Every month here at Fed Circuit Blog we plan to highlight important scholarship—primarily law review articles in draft or final form—related to the Federal Circuit and its jurisdiction and jurisprudence. This month we are highlighting four articles from the Iowa Law Review’s recent symposium addressing patent and administrative law.
Jason Rantanen, Administering Patent Law, 104 Iowa L. Rev. 2299 (2019)
The patent system is not immune from the growing scope and influence of administrative law. Indeed, recent administrative changes, including the establishment of inter partes review, have shifted some authority to resolve patent challenges away from the Federal Circuit and toward the Patent and Trademark Office. In this introduction to Iowa Law Review’s symposium issue on patent and administrative law, University of Iowa law professor Jason Rantanen provides statistics and analysis on these trends, gleaning insight for practitioners.
Rebecca S. Eisenberg, A Functional Approach to Judicial Review of PTAB Rulings on Mixed Questions of Law and Fact, 104 Iowa L. Rev. 2387 (2019)
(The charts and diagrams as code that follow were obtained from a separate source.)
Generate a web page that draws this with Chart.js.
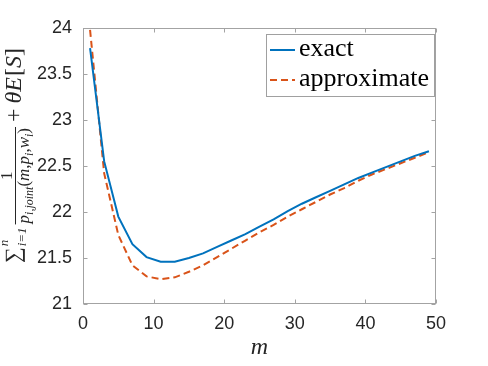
<!DOCTYPE html>
<html>
<head>
<meta charset="utf-8">
<script src="https://cdn.jsdelivr.net/npm/chart.js@4.4.1/dist/chart.umd.min.js"></script>
<style>
html, body { margin: 0; padding: 0; background: #fff; }
#wrap { width: 488px; height: 366px; }
</style>
</head>
<body>
<div id="wrap"><canvas id="chart" width="488" height="366"></canvas></div>
<script>
// values
var mValues = [1, 3, 5, 7, 9, 11, 13, 15, 17, 19, 21, 23, 25, 27, 29, 31, 33, 35, 37, 39, 41, 43, 45, 47, 49];
var exactValues = [23.78, 22.55, 21.95, 21.65, 21.51, 21.46, 21.46, 21.50, 21.55, 21.62, 21.69, 21.76, 21.84,
                   21.92, 22.01, 22.09, 22.16, 22.23, 22.30, 22.37, 22.43, 22.49, 22.55, 22.61, 22.66];
var approxValues = [23.98, 22.42, 21.75, 21.42, 21.30, 21.27, 21.29, 21.35, 21.42, 21.51, 21.60, 21.69, 21.78,
                    21.86, 21.95, 22.03, 22.11, 22.19, 22.26, 22.34, 22.41, 22.47, 22.53, 22.59, 22.65];
var seriesNames = ['exact', 'approximate'];
var xTicks = [0, 10, 20, 30, 40, 50];
var yTicks = [21, 21.5, 22, 22.5, 23, 23.5, 24];

var axisGray = '#a3a3a3';
var textGray = '#262626';

function toPoints(ys) {
  return mValues.map(function(m, i) { return { x: m, y: ys[i] }; });
}

// box round the plot + inward ticks on all four sides (MATLAB look)
var boxPlugin = {
  id: 'boxPlugin',
  afterDatasetsDraw: function(chart) {
    var ctx = chart.ctx, a = chart.chartArea;
    var xs = chart.scales.x, ys = chart.scales.y;
    var L = Math.round(a.left) + 0.5, R = Math.round(a.right) - 0.5;
    var T = Math.round(a.top) + 0.5, B = Math.round(a.bottom) - 0.5;
    ctx.save();
    ctx.strokeStyle = axisGray;
    ctx.lineWidth = 1;
    ctx.strokeRect(L, T, R - L, B - T);
    ctx.beginPath();
    xTicks.forEach(function(v) {
      var px = Math.round(xs.getPixelForValue(v)) + 0.5;
      ctx.moveTo(px, B); ctx.lineTo(px, B - 4);
      ctx.moveTo(px, T); ctx.lineTo(px, T + 4);
    });
    yTicks.forEach(function(v) {
      var py = Math.round(ys.getPixelForValue(v)) + 0.5;
      ctx.moveTo(L, py); ctx.lineTo(L + 4, py);
      ctx.moveTo(R, py); ctx.lineTo(R - 4, py);
    });
    ctx.stroke();
    ctx.restore();
  }
};

// legend with a frame, top right inside the axes
var legendBox = {
  id: 'legendBox',
  afterDraw: function(chart) {
    var ctx = chart.ctx, a = chart.chartArea;
    var w = 168, h = 62;
    var x = Math.round(a.right) - 2 - w, y = Math.round(a.top) + 6;
    ctx.save();
    ctx.fillStyle = '#fff';
    ctx.fillRect(x, y, w, h);
    ctx.strokeStyle = '#a0a0a0';
    ctx.lineWidth = 1;
    ctx.strokeRect(x + 0.5, y + 0.5, w, h);
    chart.data.datasets.forEach(function(ds, i) {
      var cy = y + 16 + i * 30;
      ctx.strokeStyle = ds.borderColor;
      ctx.lineWidth = ds.borderWidth;
      ctx.setLineDash(ds.borderDash || []);
      ctx.beginPath();
      ctx.moveTo(x + 4, cy); ctx.lineTo(x + 29, cy);
      ctx.stroke();
      ctx.setLineDash([]);
      ctx.fillStyle = '#000';
      ctx.font = '26px "Liberation Serif"';
      ctx.textBaseline = 'alphabetic';
      ctx.fillText(ds.label, x + 33, cy + 6);
    });
    ctx.restore();
  }
};

// rotated LaTeX-like y label: sum_{i=1}^n 1/p_{i,joint}(m,p_i,w_i) + thetaE[S]
var yTitle = {
  id: 'yTitle',
  afterDraw: function(chart) {
    var ctx = chart.ctx;
    ctx.save();
    ctx.translate(15, 263);
    ctx.rotate(-Math.PI / 2);
    ctx.fillStyle = textGray;
    ctx.strokeStyle = textGray;
    ctx.textBaseline = 'alphabetic';
    ctx.textAlign = 'left';
    function txt(s, size, italic, u, v) {
      ctx.font = (italic ? 'italic ' : '') + size + 'px "Liberation Serif"';
      if (u !== null) ctx.fillText(s, u, v);
      return ctx.measureText(s).width;
    }
    var u = 0;
    u += txt('\u2211', 22, false, u, 5) + 1;
    var wn = txt('n', 13, true, u, -7);
    var wi = txt('i=1', 13, true, u, 11);
    u += Math.max(wn, wi) + 3;

    // denominator pieces [text, size, italic, dv]
    var den = [['p', 17, true, 0], ['i,joint', 12, true, 4], ['(', 17, false, 0], ['m', 17, true, 0],
               [',', 17, false, 0], ['p', 17, true, 0], ['i', 12, true, 4], [',', 17, false, 0],
               ['w', 17, true, 0], ['i', 12, true, 4], [')', 17, false, 0]];
    var W = 0;
    den.forEach(function(d) { W += txt(d[0], d[1], d[2], null, 0); });
    var u0 = u + 1, dv = 14;
    den.forEach(function(d) { u0 += txt(d[0], d[1], d[2], u0, dv + d[3]); });
    ctx.lineWidth = 1;
    ctx.beginPath();
    ctx.moveTo(u, 0.5); ctx.lineTo(u + W + 2, 0.5);
    ctx.stroke();
    var w1 = txt('1', 17, false, null, 0);
    txt('1', 17, false, u + (W + 2 - w1) / 2, -3);
    u += W + 2 + 5;

    u += txt('+', 24, false, u, 6) + 5;
    u += txt('\u03B8', 24, true, u, 6);
    u += txt('E', 24, true, u, 6) + 1;
    u += txt('[', 24, false, u, 6);
    u += txt('S', 24, true, u, 6);
    txt(']', 24, false, u, 6);
    ctx.restore();
  }
};

var ctx = document.getElementById('chart').getContext('2d');
var chart = new Chart(ctx, {
  type: 'line',
  data: {
    datasets: [
      {
        label: seriesNames[0],
        data: toPoints(exactValues),
        borderColor: '#0072BD',
        borderWidth: 2,
        pointRadius: 0,
        tension: 0,
        fill: false
      },
      {
        label: seriesNames[1],
        data: toPoints(approxValues),
        borderColor: '#D95319',
        borderWidth: 2,
        borderDash: [7, 4],
        pointRadius: 0,
        tension: 0,
        fill: false
      }
    ]
  },
  options: {
    responsive: false,
    animation: false,
    devicePixelRatio: 1,
    layout: { padding: { left: 0, top: 28, right: 52, bottom: 0 } },
    plugins: {
      legend: { display: false },
      tooltip: { enabled: false }
    },
    scales: {
      x: {
        type: 'linear',
        min: 0,
        max: 50,
        afterFit: function(scale) { scale.height = 62; },
        afterBuildTicks: function(scale) { scale.ticks = xTicks.map(function(v) { return { value: v }; }); },
        grid: { display: false, drawTicks: false },
        border: { display: false },
        ticks: {
          padding: 9,
          color: textGray,
          font: { family: '"Liberation Sans"', size: 18 },
          maxRotation: 0,
          callback: function(v) { return String(v); }
        },
        title: {
          display: true,
          text: 'm',
          color: textGray,
          font: { family: '"Liberation Serif"', style: 'italic', size: 24 },
          padding: { top: 0, bottom: 4 }
        }
      },
      y: {
        type: 'linear',
        min: 21,
        max: 24,
        afterFit: function(scale) { scale.width = 83; },
        afterBuildTicks: function(scale) { scale.ticks = yTicks.map(function(v) { return { value: v }; }); },
        grid: { display: false, drawTicks: false },
        border: { display: false },
        ticks: {
          padding: 11,
          color: textGray,
          font: { family: '"Liberation Sans"', size: 18 },
          callback: function(v) { return String(v); }
        }
      }
    }
  },
  plugins: [boxPlugin, legendBox, yTitle]
});
</script>
</body>
</html>
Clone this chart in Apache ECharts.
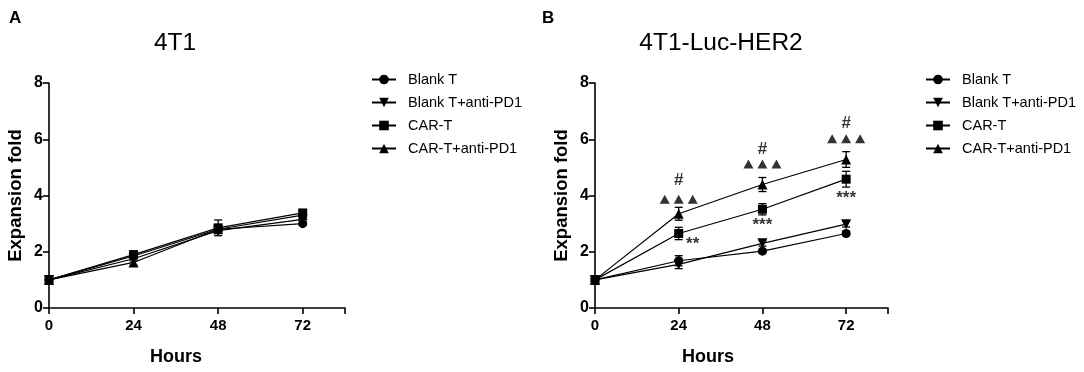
<!DOCTYPE html>
<html><head><meta charset="utf-8">
<script src="https://cdn.jsdelivr.net/npm/echarts@6/dist/echarts.min.js"></script>
<style>html,body{margin:0;padding:0;background:#fff}#c{width:1084px;height:372px}</style>
</head><body><div id="c"></div>
<script>
var hours = [0, 24, 48, 72];
var seriesNames = ['Blank T', 'Blank T+anti-PD1', 'CAR-T', 'CAR-T+anti-PD1'];
var yTicks = [0, 2, 4, 6, 8];
// Panel A (4T1)
var a_blankT = [1, 1.85, 2.8, 3.0];
var a_blankTPD1 = [1, 1.75, 2.75, 3.15];
var a_carT = [1, 1.9, 2.85, 3.38];
var a_carTPD1 = [1, 1.62, 2.8, 3.3];
var a_err_blankT = [0, 0.08, 0.08, 0.06];
var a_err_blankTPD1 = [0, 0.08, 0.1, 0.08];
var a_err_carT = [0, 0.1, 0.28, 0.08];
var a_err_carTPD1 = [0, 0.1, 0.1, 0.08];
// Panel B (4T1-Luc-HER2)
var b_blankT = [1, 1.68, 2.02, 2.65];
var b_blankTPD1 = [1, 1.55, 2.3, 2.98];
var b_carT = [1, 2.65, 3.51, 4.58];
var b_carTPD1 = [1, 3.35, 4.39, 5.28];
var b_err_blankT = [0, 0.18, 0.06, 0.08];
var b_err_blankTPD1 = [0, 0.15, 0.1, 0.1];
var b_err_carT = [0, 0.22, 0.2, 0.28];
var b_err_carTPD1 = [0, 0.23, 0.25, 0.28];
// Significance annotations in panel B: [hours, y, text]
var b_textMarks = [
  [24, 4.55, '#'], [28, 2.25, '**'],
  [48, 5.65, '#'], [48, 2.95, '***'],
  [72, 6.57, '#'], [72, 3.9, '***']
];
// "▲▲▲" marks (vs Blank T+anti-PD1): [hours, y]
var b_triMarks = [[24, 3.87], [48, 5.12], [72, 6.02]];

var FONT = 'Liberation Sans';
var symbols = ['circle', 'path://M0,0 L10,0 L5,9 Z', 'rect', 'triangle'];
var symSizes = [9, 10, 9, 10];

function pairs(vals) { return hours.map(function (h, i) { return [h, vals[i]]; }); }

function lineSeries(idx, vals, gi) {
  return {
    type: 'line', name: seriesNames[idx], xAxisIndex: gi, yAxisIndex: gi,
    data: pairs(vals), symbol: symbols[idx], symbolSize: symSizes[idx],
    showSymbol: true, z: 5,
    lineStyle: { color: '#000', width: 1.2 },
    itemStyle: { color: '#000' }, animation: false
  };
}
function errSeries(vals, errs, gi) {
  var d = hours.map(function (h, i) { return [h, vals[i] - errs[i], vals[i] + errs[i]]; });
  return {
    type: 'custom', xAxisIndex: gi, yAxisIndex: gi, data: d, z: 4, silent: true,
    encode: { x: 0, y: [1, 2] },
    renderItem: function (params, api) {
      var x = api.value(0);
      if (api.value(2) - api.value(1) < 1e-6) return;
      var lo = api.coord([x, api.value(1)]);
      var hi = api.coord([x, api.value(2)]);
      var w = 4;
      var st = { stroke: '#000', lineWidth: 1.3 };
      return { type: 'group', children: [
        { type: 'line', shape: { x1: lo[0], y1: lo[1], x2: hi[0], y2: hi[1] }, style: st },
        { type: 'line', shape: { x1: lo[0] - w, y1: lo[1], x2: lo[0] + w, y2: lo[1] }, style: st },
        { type: 'line', shape: { x1: hi[0] - w, y1: hi[1], x2: hi[0] + w, y2: hi[1] }, style: st }
      ]};
    }, animation: false
  };
}

function xAx(gi) {
  return {
    type: 'value', gridIndex: gi, min: 0, max: 84, interval: 24,
    axisLine: { show: true, lineStyle: { color: '#000', width: 1.6 } },
    axisTick: { show: true, length: 6, lineStyle: { color: '#000', width: 1.6 } },
    splitLine: { show: false },
    axisLabel: { color: '#000', fontFamily: FONT, fontWeight: 'bold', fontSize: 15, margin: 10,
      formatter: function (v) { return v <= 72 ? String(v) : ''; } }
  };
}
function yAx(gi) {
  return {
    type: 'value', gridIndex: gi, min: 0, max: 8, interval: 2,
    axisLine: { show: true, lineStyle: { color: '#000', width: 1.6 } },
    axisTick: { show: true, length: 6, lineStyle: { color: '#000', width: 1.6 } },
    splitLine: { show: false },
    axisLabel: { color: '#000', fontFamily: FONT, fontWeight: 'bold', fontSize: 16, margin: 6,
      formatter: function (v) { return yTicks.indexOf(v) >= 0 ? String(v) : ''; } },
    name: 'Expansion fold', nameLocation: 'middle', nameGap: 24,
    nameTextStyle: { color: '#000', fontFamily: FONT, fontWeight: 'bold', fontSize: 18.5 }
  };
}
function legend(left) {
  return {
    orient: 'vertical', left: left, top: 67, itemWidth: 24, itemHeight: 12, itemGap: 8,
    data: seriesNames, selectedMode: false,
    textStyle: { color: '#000', fontFamily: FONT, fontSize: 14.5, padding: [0, 0, 0, 7] }
  };
}

var series = [];
var aVals = [a_blankT, a_blankTPD1, a_carT, a_carTPD1];
var aErrs = [a_err_blankT, a_err_blankTPD1, a_err_carT, a_err_carTPD1];
var bVals = [b_blankT, b_blankTPD1, b_carT, b_carTPD1];
var bErrs = [b_err_blankT, b_err_blankTPD1, b_err_carT, b_err_carTPD1];
for (var i = 0; i < 4; i++) {
  series.push(errSeries(aVals[i], aErrs[i], 0));
  series.push(lineSeries(i, aVals[i], 0));
  series.push(errSeries(bVals[i], bErrs[i], 1));
  series.push(lineSeries(i, bVals[i], 1));
}
series.push({
  type: 'scatter', xAxisIndex: 1, yAxisIndex: 1, symbolSize: 0, silent: true,
  data: b_textMarks.map(function (a) { return { value: [a[0], a[1]], label: { formatter: a[2] } }; }),
  label: { show: true, position: 'inside', color: '#000', fontFamily: FONT, fontSize: 17, fontWeight: 'bold' },
  animation: false
});
var triData = [];
b_triMarks.forEach(function (t) {
  [-14, 0, 14].forEach(function (off) {
    triData.push({ value: [t[0], t[1]], symbolOffset: [off, 0] });
  });
});
series.push({
  type: 'scatter', xAxisIndex: 1, yAxisIndex: 1, symbol: 'triangle', symbolSize: [10, 9],
  silent: true, itemStyle: { color: '#000' }, data: triData, animation: false
});

var chart = echarts.init(document.getElementById('c'), null, { renderer: 'canvas' });
chart.setOption({
  backgroundColor: '#fff',
  animation: false,
  title: [
    { text: 'A', left: 4, top: 5, textStyle: { fontFamily: FONT, fontWeight: 'bold', fontSize: 17, color: '#000' } },
    { text: 'B', left: 537, top: 5, textStyle: { fontFamily: FONT, fontWeight: 'bold', fontSize: 17, color: '#000' } },
    { text: '4T1', left: 170, top: 26, textAlign: 'center', textStyle: { fontFamily: FONT, fontWeight: 'normal', fontSize: 24.5, color: '#000' } },
    { text: '4T1-Luc-HER2', left: 716, top: 26, textAlign: 'center', textStyle: { fontFamily: FONT, fontWeight: 'normal', fontSize: 24.5, color: '#000' } }
  ],
  graphic: [
    { type: 'text', left: 150, top: 348, style: { text: 'Hours', fontFamily: FONT, fontWeight: 'bold', fontSize: 18, fill: '#000' } },
    { type: 'text', left: 682, top: 348, style: { text: 'Hours', fontFamily: FONT, fontWeight: 'bold', fontSize: 18, fill: '#000' } }
  ],
  legend: [legend(366), legend(920)],
  grid: [
    { left: 49, top: 83, width: 296, height: 225 },
    { left: 595, top: 83, width: 293, height: 225 }
  ],
  xAxis: [xAx(0), xAx(1)],
  yAxis: [yAx(0), yAx(1)],
  series: series
});
</script></body></html>
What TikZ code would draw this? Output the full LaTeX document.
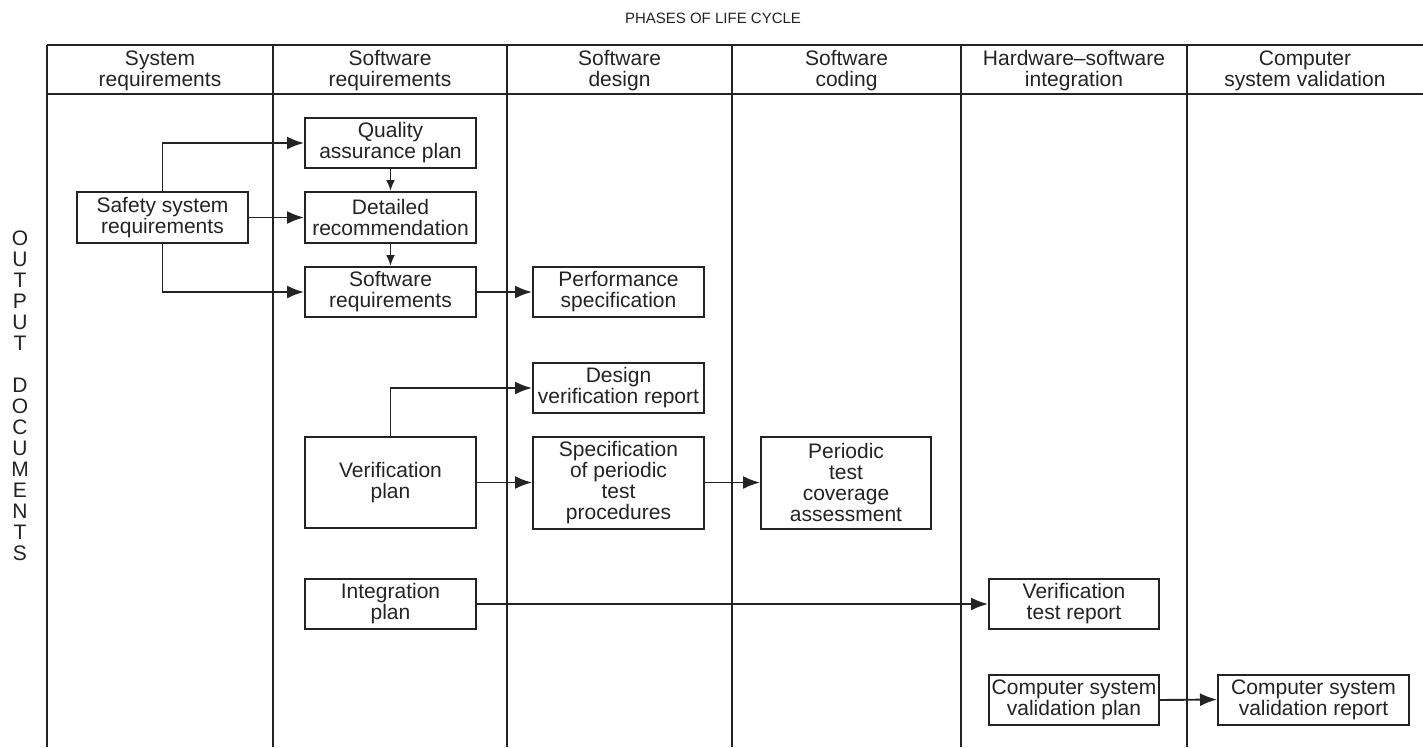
\documentclass[tikz,border=0pt]{standalone}
\usepackage{fontspec}
\setmainfont{Liberation Sans}
\usetikzlibrary{arrows.meta}
\definecolor{ink}{RGB}{35,35,35}
\begin{document}
\begin{tikzpicture}[x=1pt,y=-1pt,
  every node/.style={font=\fontsize{21}{21}\selectfont, text=ink},
  box/.style={draw=ink, line width=2pt, minimum width=171pt, inner sep=0pt, align=center},
  hdr/.style={align=center, inner sep=0pt},
  grid/.style={draw=ink, line width=2.4pt},
  arr/.style={draw=ink, line width=1.9pt, -{Latex[length=17pt,width=13pt]}},
  varr/.style={draw=ink, line width=1.9pt, -{Latex[length=11pt,width=9pt]}}]
\useasboundingbox (0,0) rectangle (1423,747);

% title
\node[font=\fontsize{15}{15}\selectfont] (title) at (713,18) {PHASES OF LIFE CYCLE};

% phase table: header band and column rules
\draw[grid] (47,45) -- (1423,45);
\draw[grid] (47,94) -- (1423,94);
\foreach \x in {47,273,507,732,961,1187}
  \draw[grid] (\x,45) -- (\x,747);

% phase headings
\node[hdr] (h1) at (160,71)    {System\\requirements};
\node[hdr] (h2) at (390,71)    {Software\\requirements};
\node[hdr] (h3) at (619.5,71)  {Software\\design};
\node[hdr] (h4) at (846.5,71)  {Software\\coding};
\node[hdr] (h5) at (1074,71)   {Hardware--software\\integration};
\node[hdr] (h6) at (1305,71)   {Computer\\system validation};

% side label
\node[hdr] (side) at (20,395.5) {O\\U\\T\\P\\U\\T\\[21pt]D\\O\\C\\U\\M\\E\\N\\T\\S};

% output documents
\node[box, minimum height=51pt] (safety)   at (162.5,217.5) {Safety system\\requirements};
\node[box, minimum height=50pt] (quality)  at (390.5,143)   {Quality\\assurance plan};
\node[box, minimum height=51pt] (detailed) at (390.5,217.5) {Detailed\\recommendation};
\node[box, minimum height=50pt] (swreq)    at (390.5,292)   {Software\\requirements};
\node[box, minimum height=50pt] (perf)     at (618.5,292)   {Performance\\specification};
\node[box, minimum height=50pt] (desver)   at (618.5,388)   {Design\\verification report};
\node[box, minimum height=91pt] (verplan)  at (390.5,482.5) {Verification\\plan};
\node[box, minimum height=92pt] (specper)  at (618.5,482.5) {Specification\\of periodic\\test\\procedures};
\node[box, minimum height=92pt, minimum width=170pt] (periodic) at (846,482.5) {Periodic\\test\\coverage\\assessment};
\node[box, minimum height=50pt] (integ)    at (390.5,604)   {Integration\\plan};
\node[box, minimum height=50pt, minimum width=170pt] (vtr)     at (1074,604) {Verification\\test report};
\node[box, minimum height=50pt, minimum width=170pt] (csvplan) at (1074,700) {Computer system\\validation plan};
\node[box, minimum height=50pt, minimum width=191pt] (csvrep)  at (1313.5,699.5) {Computer system\\validation report};

% flows between documents
\draw[arr] (safety.north) |- (quality.west);
\draw[arr] (safety.east) -- (detailed.west);
\draw[arr] (safety.south) |- (swreq.west);
\draw[varr] (quality.south) -- (detailed.north);
\draw[varr] (detailed.south) -- (swreq.north);
\draw[arr] (swreq.east) -- (perf.west);
\draw[arr] (verplan.north) |- (desver.west);
\draw[arr] (verplan.east) -- (specper.west);
\draw[arr] (specper.east) -- (periodic.west);
\draw[arr] (integ.east) -- (vtr.west);
\draw[arr] (csvplan.east) -- (csvrep.west);
\end{tikzpicture}
\end{document}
Should the Federal Circuit apply a more deferential level of review to Patent Trial and Appeal Board decisions than it applies to generalist district court decisions? University of Michigan law professor Rebecca Eisenberg argues in the affirmative—at least in the context of nonobviousness and claim interpretation, two issues with both legal and factual underpinnings. More deference, she argues, would avoid “replicating the work of the PTAB from the appellate bench on routine case-specific rulings.”
John M. Golden, PTO Panel Stacking: Unblessed by the Federal Circuit and Likely Unlawful, 104 Iowa L. Rev. 2447 (2019)
Does the U.S. Patent and Trademark Office violate the Constitution when it “conven[es] expanded panels of [administrative patent] judges personally selected by the Director or Chief Judge to consider a request for rehearing” presented to the Patent Trial and Appeal Board? University of Texas law professor John Golden argues that this “panel stacking” practice “raises serious constitutional questions under the Due Process Clause.” As part of his analysis, he explains how “judges, advocates, and commentators have commonly misused—or at least misdescribed—a decades-old decision of the United States Court of Appeals for the Federal Circuit in which the en banc court considered the legitimacy of panel stacking.”
Sapna Kumar, Patent Court Specialization, 104 Iowa L. Rev. 2511 (2019)
Has the Federal Circuit deviated from its intended purpose? When Congress created the court in 1982, it envisioned a broad institution designed to hear appeals from various agencies. Today, however, the docket reflects an unmistakable emphasis on patent cases. In this article, University of Houston law professor Sapna Kumar considers ways Congress can address this specialization and “restore a balance of power in patent law.”